--- Start of DATA EXCERPT ---

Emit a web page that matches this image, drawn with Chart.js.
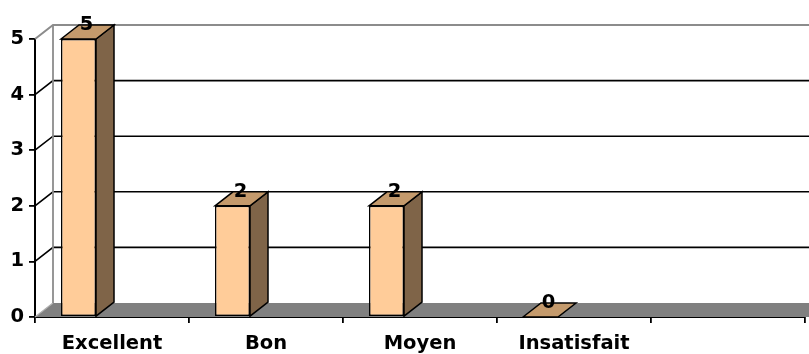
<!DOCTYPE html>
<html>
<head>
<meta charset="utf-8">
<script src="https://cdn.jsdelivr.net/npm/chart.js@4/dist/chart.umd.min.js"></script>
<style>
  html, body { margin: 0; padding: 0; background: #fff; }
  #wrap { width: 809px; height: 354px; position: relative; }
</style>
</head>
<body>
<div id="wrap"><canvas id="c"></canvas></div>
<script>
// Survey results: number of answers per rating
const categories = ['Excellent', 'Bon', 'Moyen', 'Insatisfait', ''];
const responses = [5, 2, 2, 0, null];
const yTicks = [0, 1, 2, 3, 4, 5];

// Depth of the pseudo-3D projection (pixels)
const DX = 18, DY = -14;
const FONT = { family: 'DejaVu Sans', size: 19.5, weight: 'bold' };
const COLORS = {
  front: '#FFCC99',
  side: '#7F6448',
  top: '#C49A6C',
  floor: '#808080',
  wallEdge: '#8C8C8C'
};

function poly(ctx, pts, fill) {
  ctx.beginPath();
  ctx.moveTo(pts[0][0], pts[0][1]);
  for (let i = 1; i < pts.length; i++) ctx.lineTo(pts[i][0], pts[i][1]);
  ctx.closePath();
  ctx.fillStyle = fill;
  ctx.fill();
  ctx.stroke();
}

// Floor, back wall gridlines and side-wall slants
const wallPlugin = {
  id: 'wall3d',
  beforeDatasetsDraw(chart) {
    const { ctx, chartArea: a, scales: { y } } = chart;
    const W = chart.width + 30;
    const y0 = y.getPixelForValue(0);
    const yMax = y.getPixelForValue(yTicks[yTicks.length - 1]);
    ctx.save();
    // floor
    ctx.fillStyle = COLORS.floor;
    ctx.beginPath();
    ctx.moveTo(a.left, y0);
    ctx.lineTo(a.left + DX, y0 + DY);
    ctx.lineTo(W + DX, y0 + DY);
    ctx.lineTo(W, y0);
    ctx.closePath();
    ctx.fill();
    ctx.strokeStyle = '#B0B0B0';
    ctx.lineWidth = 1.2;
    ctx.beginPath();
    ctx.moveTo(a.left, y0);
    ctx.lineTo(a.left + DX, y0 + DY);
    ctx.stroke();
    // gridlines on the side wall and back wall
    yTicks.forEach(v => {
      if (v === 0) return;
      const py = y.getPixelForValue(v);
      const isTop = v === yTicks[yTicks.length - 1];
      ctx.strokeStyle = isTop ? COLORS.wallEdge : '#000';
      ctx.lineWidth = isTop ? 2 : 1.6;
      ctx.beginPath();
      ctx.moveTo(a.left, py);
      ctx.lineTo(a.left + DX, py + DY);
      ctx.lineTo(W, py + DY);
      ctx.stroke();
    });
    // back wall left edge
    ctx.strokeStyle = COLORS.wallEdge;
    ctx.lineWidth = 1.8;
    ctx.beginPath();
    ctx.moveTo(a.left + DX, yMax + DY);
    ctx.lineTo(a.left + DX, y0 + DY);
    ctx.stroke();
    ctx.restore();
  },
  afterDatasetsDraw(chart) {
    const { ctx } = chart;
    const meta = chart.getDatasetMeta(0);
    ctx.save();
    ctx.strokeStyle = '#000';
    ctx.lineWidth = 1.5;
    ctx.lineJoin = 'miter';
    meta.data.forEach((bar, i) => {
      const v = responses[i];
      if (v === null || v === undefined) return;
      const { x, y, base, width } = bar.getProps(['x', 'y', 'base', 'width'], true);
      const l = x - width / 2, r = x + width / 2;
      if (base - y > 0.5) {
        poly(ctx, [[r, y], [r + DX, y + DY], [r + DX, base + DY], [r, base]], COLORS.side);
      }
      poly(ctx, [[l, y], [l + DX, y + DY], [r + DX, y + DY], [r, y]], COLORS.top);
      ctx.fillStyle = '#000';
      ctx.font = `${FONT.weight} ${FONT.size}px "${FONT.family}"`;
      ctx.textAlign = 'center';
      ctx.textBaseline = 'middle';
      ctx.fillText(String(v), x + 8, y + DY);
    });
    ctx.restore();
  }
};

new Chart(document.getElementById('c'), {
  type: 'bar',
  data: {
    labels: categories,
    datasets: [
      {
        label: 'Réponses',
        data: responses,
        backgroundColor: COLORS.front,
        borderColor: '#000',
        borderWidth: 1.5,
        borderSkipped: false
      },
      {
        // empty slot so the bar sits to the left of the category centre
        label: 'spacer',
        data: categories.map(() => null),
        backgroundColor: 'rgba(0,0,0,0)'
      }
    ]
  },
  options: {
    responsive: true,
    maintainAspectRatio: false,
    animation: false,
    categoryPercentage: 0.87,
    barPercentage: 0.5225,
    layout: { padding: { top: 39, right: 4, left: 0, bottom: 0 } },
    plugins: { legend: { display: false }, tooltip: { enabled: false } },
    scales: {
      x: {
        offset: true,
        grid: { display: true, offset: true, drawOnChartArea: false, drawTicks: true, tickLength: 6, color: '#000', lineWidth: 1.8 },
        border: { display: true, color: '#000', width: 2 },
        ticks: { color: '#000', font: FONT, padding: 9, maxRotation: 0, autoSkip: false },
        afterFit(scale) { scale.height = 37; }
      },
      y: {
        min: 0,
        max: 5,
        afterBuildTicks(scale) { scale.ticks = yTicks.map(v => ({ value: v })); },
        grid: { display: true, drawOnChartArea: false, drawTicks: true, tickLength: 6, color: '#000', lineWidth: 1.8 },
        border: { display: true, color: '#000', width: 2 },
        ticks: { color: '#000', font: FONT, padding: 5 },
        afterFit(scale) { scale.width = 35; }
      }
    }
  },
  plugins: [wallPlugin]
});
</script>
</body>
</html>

--- End of DATA EXCERPT ---

• _SHORT TASK_
Without the pictures, return the listing above from its first line through the line that has "const yTicks = [0, 1, 2, 3, 4, 5];".

• _CORRECT RESPONSE_
Emit a web page that matches this image, drawn with Chart.js.
<!DOCTYPE html>
<html>
<head>
<meta charset="utf-8">
<script src="https://cdn.jsdelivr.net/npm/chart.js@4/dist/chart.umd.min.js"></script>
<style>
  html, body { margin: 0; padding: 0; background: #fff; }
  #wrap { width: 809px; height: 354px; position: relative; }
</style>
</head>
<body>
<div id="wrap"><canvas id="c"></canvas></div>
<script>
// Survey results: number of answers per rating
const categories = ['Excellent', 'Bon', 'Moyen', 'Insatisfait', ''];
const responses = [5, 2, 2, 0, null];
const yTicks = [0, 1, 2, 3, 4, 5];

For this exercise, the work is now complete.